**Challenge**
Write out the material below again, unchanged.

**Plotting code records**
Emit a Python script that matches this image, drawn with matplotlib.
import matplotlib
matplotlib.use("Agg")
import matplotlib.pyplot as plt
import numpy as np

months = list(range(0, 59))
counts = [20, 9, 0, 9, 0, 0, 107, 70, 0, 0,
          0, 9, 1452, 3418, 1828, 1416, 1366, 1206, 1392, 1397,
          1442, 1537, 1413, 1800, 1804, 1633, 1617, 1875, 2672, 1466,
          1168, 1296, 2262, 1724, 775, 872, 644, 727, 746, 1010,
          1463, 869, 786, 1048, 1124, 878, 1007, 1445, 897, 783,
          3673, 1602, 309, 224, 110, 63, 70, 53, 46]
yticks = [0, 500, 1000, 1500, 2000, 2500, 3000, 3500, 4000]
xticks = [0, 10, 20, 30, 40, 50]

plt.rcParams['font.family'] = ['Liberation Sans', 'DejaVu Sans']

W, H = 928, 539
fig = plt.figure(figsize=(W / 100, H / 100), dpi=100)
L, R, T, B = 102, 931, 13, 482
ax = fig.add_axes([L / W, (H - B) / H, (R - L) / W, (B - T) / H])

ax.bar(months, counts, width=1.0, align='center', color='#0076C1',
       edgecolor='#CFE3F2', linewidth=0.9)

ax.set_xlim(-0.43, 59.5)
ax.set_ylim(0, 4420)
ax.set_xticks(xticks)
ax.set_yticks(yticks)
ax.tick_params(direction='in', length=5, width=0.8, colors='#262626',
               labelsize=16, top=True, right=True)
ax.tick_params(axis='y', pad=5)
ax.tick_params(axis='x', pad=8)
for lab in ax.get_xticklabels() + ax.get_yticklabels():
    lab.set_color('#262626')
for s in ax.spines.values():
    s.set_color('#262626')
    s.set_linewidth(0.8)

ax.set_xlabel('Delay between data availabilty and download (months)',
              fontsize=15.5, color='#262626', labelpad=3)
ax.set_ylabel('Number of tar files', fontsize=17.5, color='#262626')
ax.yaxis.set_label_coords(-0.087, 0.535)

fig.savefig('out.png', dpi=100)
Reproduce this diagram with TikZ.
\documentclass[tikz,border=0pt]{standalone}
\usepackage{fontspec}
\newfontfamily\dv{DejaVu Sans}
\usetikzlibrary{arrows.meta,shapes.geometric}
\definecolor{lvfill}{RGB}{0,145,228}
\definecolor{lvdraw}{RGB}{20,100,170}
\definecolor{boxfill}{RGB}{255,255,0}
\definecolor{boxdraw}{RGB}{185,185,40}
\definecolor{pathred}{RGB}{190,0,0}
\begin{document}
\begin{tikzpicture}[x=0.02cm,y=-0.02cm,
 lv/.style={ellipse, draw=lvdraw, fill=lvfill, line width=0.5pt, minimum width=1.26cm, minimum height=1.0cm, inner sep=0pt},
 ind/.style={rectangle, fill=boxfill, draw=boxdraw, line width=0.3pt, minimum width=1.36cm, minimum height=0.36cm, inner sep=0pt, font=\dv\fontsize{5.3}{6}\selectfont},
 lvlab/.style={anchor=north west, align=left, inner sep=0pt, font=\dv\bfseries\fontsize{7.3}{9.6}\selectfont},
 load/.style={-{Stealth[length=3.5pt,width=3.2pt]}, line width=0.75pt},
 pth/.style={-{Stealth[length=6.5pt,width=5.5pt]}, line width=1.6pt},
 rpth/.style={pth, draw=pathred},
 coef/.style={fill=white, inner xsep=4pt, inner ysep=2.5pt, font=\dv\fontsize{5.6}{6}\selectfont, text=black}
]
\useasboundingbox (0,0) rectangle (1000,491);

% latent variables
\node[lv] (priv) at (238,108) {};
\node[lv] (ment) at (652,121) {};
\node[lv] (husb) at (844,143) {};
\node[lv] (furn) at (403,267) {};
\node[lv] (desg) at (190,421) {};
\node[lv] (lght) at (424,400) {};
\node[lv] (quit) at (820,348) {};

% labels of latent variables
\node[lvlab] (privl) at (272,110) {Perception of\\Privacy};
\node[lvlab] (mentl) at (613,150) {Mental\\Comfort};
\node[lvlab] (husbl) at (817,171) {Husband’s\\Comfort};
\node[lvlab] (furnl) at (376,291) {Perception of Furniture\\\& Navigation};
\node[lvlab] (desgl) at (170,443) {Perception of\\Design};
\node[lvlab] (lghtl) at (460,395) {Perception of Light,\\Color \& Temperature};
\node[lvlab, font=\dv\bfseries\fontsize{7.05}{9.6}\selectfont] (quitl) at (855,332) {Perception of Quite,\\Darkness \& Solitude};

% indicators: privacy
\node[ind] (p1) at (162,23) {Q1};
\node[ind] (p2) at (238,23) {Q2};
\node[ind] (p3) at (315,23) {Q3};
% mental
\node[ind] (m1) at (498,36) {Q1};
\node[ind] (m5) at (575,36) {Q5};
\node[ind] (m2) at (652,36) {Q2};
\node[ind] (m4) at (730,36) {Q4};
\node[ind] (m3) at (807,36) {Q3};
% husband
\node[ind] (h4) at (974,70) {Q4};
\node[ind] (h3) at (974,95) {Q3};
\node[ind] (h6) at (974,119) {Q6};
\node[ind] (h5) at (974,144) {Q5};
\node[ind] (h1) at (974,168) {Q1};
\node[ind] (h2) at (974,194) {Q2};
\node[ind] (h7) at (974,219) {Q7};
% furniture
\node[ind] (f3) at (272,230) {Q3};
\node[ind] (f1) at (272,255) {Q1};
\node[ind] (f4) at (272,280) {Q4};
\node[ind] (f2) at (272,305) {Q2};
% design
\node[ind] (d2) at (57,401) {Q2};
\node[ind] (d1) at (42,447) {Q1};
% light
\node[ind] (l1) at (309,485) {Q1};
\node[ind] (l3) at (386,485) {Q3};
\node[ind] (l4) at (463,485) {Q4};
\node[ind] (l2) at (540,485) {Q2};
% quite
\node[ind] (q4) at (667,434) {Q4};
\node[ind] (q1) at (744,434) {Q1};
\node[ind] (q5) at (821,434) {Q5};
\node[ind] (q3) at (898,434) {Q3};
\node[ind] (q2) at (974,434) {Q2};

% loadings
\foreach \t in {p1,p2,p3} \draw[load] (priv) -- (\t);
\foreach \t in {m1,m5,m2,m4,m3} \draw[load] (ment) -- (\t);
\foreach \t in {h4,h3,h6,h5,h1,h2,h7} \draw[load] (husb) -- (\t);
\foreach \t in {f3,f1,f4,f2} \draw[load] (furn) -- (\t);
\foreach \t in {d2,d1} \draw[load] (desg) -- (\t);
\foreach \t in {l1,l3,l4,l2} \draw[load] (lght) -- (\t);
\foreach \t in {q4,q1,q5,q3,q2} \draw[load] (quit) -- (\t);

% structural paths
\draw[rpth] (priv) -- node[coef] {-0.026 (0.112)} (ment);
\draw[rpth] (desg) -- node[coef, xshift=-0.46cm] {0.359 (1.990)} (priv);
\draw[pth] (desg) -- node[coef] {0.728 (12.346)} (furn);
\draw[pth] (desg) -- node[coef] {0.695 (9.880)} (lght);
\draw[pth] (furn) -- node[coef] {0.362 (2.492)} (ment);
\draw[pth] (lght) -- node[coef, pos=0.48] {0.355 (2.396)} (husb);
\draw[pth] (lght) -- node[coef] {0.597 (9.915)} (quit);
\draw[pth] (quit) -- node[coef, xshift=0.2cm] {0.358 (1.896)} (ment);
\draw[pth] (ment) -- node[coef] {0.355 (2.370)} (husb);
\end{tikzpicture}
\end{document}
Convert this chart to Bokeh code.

**Worked solution**
Emit a Python script that matches this image, drawn with matplotlib.
import matplotlib
matplotlib.use("Agg")
import matplotlib.pyplot as plt
import numpy as np

months = list(range(0, 59))
counts = [20, 9, 0, 9, 0, 0, 107, 70, 0, 0,
          0, 9, 1452, 3418, 1828, 1416, 1366, 1206, 1392, 1397,
          1442, 1537, 1413, 1800, 1804, 1633, 1617, 1875, 2672, 1466,
          1168, 1296, 2262, 1724, 775, 872, 644, 727, 746, 1010,
          1463, 869, 786, 1048, 1124, 878, 1007, 1445, 897, 783,
          3673, 1602, 309, 224, 110, 63, 70, 53, 46]
yticks = [0, 500, 1000, 1500, 2000, 2500, 3000, 3500, 4000]
xticks = [0, 10, 20, 30, 40, 50]

plt.rcParams['font.family'] = ['Liberation Sans', 'DejaVu Sans']

W, H = 928, 539
fig = plt.figure(figsize=(W / 100, H / 100), dpi=100)
L, R, T, B = 102, 931, 13, 482
ax = fig.add_axes([L / W, (H - B) / H, (R - L) / W, (B - T) / H])

ax.bar(months, counts, width=1.0, align='center', color='#0076C1',
       edgecolor='#CFE3F2', linewidth=0.9)

ax.set_xlim(-0.43, 59.5)
ax.set_ylim(0, 4420)
ax.set_xticks(xticks)
ax.set_yticks(yticks)
ax.tick_params(direction='in', length=5, width=0.8, colors='#262626',
               labelsize=16, top=True, right=True)
ax.tick_params(axis='y', pad=5)
ax.tick_params(axis='x', pad=8)
for lab in ax.get_xticklabels() + ax.get_yticklabels():
    lab.set_color('#262626')
for s in ax.spines.values():
    s.set_color('#262626')
    s.set_linewidth(0.8)

ax.set_xlabel('Delay between data availabilty and download (months)',
              fontsize=15.5, color='#262626', labelpad=3)
ax.set_ylabel('Number of tar files', fontsize=17.5, color='#262626')
ax.yaxis.set_label_coords(-0.087, 0.535)

fig.savefig('out.png', dpi=100)
Reproduce this diagram with TikZ.
\documentclass[tikz,border=0pt]{standalone}
\usepackage{fontspec}
\newfontfamily\dv{DejaVu Sans}
\usetikzlibrary{arrows.meta,shapes.geometric}
\definecolor{lvfill}{RGB}{0,145,228}
\definecolor{lvdraw}{RGB}{20,100,170}
\definecolor{boxfill}{RGB}{255,255,0}
\definecolor{boxdraw}{RGB}{185,185,40}
\definecolor{pathred}{RGB}{190,0,0}
\begin{document}
\begin{tikzpicture}[x=0.02cm,y=-0.02cm,
 lv/.style={ellipse, draw=lvdraw, fill=lvfill, line width=0.5pt, minimum width=1.26cm, minimum height=1.0cm, inner sep=0pt},
 ind/.style={rectangle, fill=boxfill, draw=boxdraw, line width=0.3pt, minimum width=1.36cm, minimum height=0.36cm, inner sep=0pt, font=\dv\fontsize{5.3}{6}\selectfont},
 lvlab/.style={anchor=north west, align=left, inner sep=0pt, font=\dv\bfseries\fontsize{7.3}{9.6}\selectfont},
 load/.style={-{Stealth[length=3.5pt,width=3.2pt]}, line width=0.75pt},
 pth/.style={-{Stealth[length=6.5pt,width=5.5pt]}, line width=1.6pt},
 rpth/.style={pth, draw=pathred},
 coef/.style={fill=white, inner xsep=4pt, inner ysep=2.5pt, font=\dv\fontsize{5.6}{6}\selectfont, text=black}
]
\useasboundingbox (0,0) rectangle (1000,491);

% latent variables
\node[lv] (priv) at (238,108) {};
\node[lv] (ment) at (652,121) {};
\node[lv] (husb) at (844,143) {};
\node[lv] (furn) at (403,267) {};
\node[lv] (desg) at (190,421) {};
\node[lv] (lght) at (424,400) {};
\node[lv] (quit) at (820,348) {};

% labels of latent variables
\node[lvlab] (privl) at (272,110) {Perception of\\Privacy};
\node[lvlab] (mentl) at (613,150) {Mental\\Comfort};
\node[lvlab] (husbl) at (817,171) {Husband’s\\Comfort};
\node[lvlab] (furnl) at (376,291) {Perception of Furniture\\\& Navigation};
\node[lvlab] (desgl) at (170,443) {Perception of\\Design};
\node[lvlab] (lghtl) at (460,395) {Perception of Light,\\Color \& Temperature};
\node[lvlab, font=\dv\bfseries\fontsize{7.05}{9.6}\selectfont] (quitl) at (855,332) {Perception of Quite,\\Darkness \& Solitude};

% indicators: privacy
\node[ind] (p1) at (162,23) {Q1};
\node[ind] (p2) at (238,23) {Q2};
\node[ind] (p3) at (315,23) {Q3};
% mental
\node[ind] (m1) at (498,36) {Q1};
\node[ind] (m5) at (575,36) {Q5};
\node[ind] (m2) at (652,36) {Q2};
\node[ind] (m4) at (730,36) {Q4};
\node[ind] (m3) at (807,36) {Q3};
% husband
\node[ind] (h4) at (974,70) {Q4};
\node[ind] (h3) at (974,95) {Q3};
\node[ind] (h6) at (974,119) {Q6};
\node[ind] (h5) at (974,144) {Q5};
\node[ind] (h1) at (974,168) {Q1};
\node[ind] (h2) at (974,194) {Q2};
\node[ind] (h7) at (974,219) {Q7};
% furniture
\node[ind] (f3) at (272,230) {Q3};
\node[ind] (f1) at (272,255) {Q1};
\node[ind] (f4) at (272,280) {Q4};
\node[ind] (f2) at (272,305) {Q2};
% design
\node[ind] (d2) at (57,401) {Q2};
\node[ind] (d1) at (42,447) {Q1};
% light
\node[ind] (l1) at (309,485) {Q1};
\node[ind] (l3) at (386,485) {Q3};
\node[ind] (l4) at (463,485) {Q4};
\node[ind] (l2) at (540,485) {Q2};
% quite
\node[ind] (q4) at (667,434) {Q4};
\node[ind] (q1) at (744,434) {Q1};
\node[ind] (q5) at (821,434) {Q5};
\node[ind] (q3) at (898,434) {Q3};
\node[ind] (q2) at (974,434) {Q2};

% loadings
\foreach \t in {p1,p2,p3} \draw[load] (priv) -- (\t);
\foreach \t in {m1,m5,m2,m4,m3} \draw[load] (ment) -- (\t);
\foreach \t in {h4,h3,h6,h5,h1,h2,h7} \draw[load] (husb) -- (\t);
\foreach \t in {f3,f1,f4,f2} \draw[load] (furn) -- (\t);
\foreach \t in {d2,d1} \draw[load] (desg) -- (\t);
\foreach \t in {l1,l3,l4,l2} \draw[load] (lght) -- (\t);
\foreach \t in {q4,q1,q5,q3,q2} \draw[load] (quit) -- (\t);

% structural paths
\draw[rpth] (priv) -- node[coef] {-0.026 (0.112)} (ment);
\draw[rpth] (desg) -- node[coef, xshift=-0.46cm] {0.359 (1.990)} (priv);
\draw[pth] (desg) -- node[coef] {0.728 (12.346)} (furn);
\draw[pth] (desg) -- node[coef] {0.695 (9.880)} (lght);
\draw[pth] (furn) -- node[coef] {0.362 (2.492)} (ment);
\draw[pth] (lght) -- node[coef, pos=0.48] {0.355 (2.396)} (husb);
\draw[pth] (lght) -- node[coef] {0.597 (9.915)} (quit);
\draw[pth] (quit) -- node[coef, xshift=0.2cm] {0.358 (1.896)} (ment);
\draw[pth] (ment) -- node[coef] {0.355 (2.370)} (husb);
\end{tikzpicture}
\end{document}
Convert this chart to Bokeh code.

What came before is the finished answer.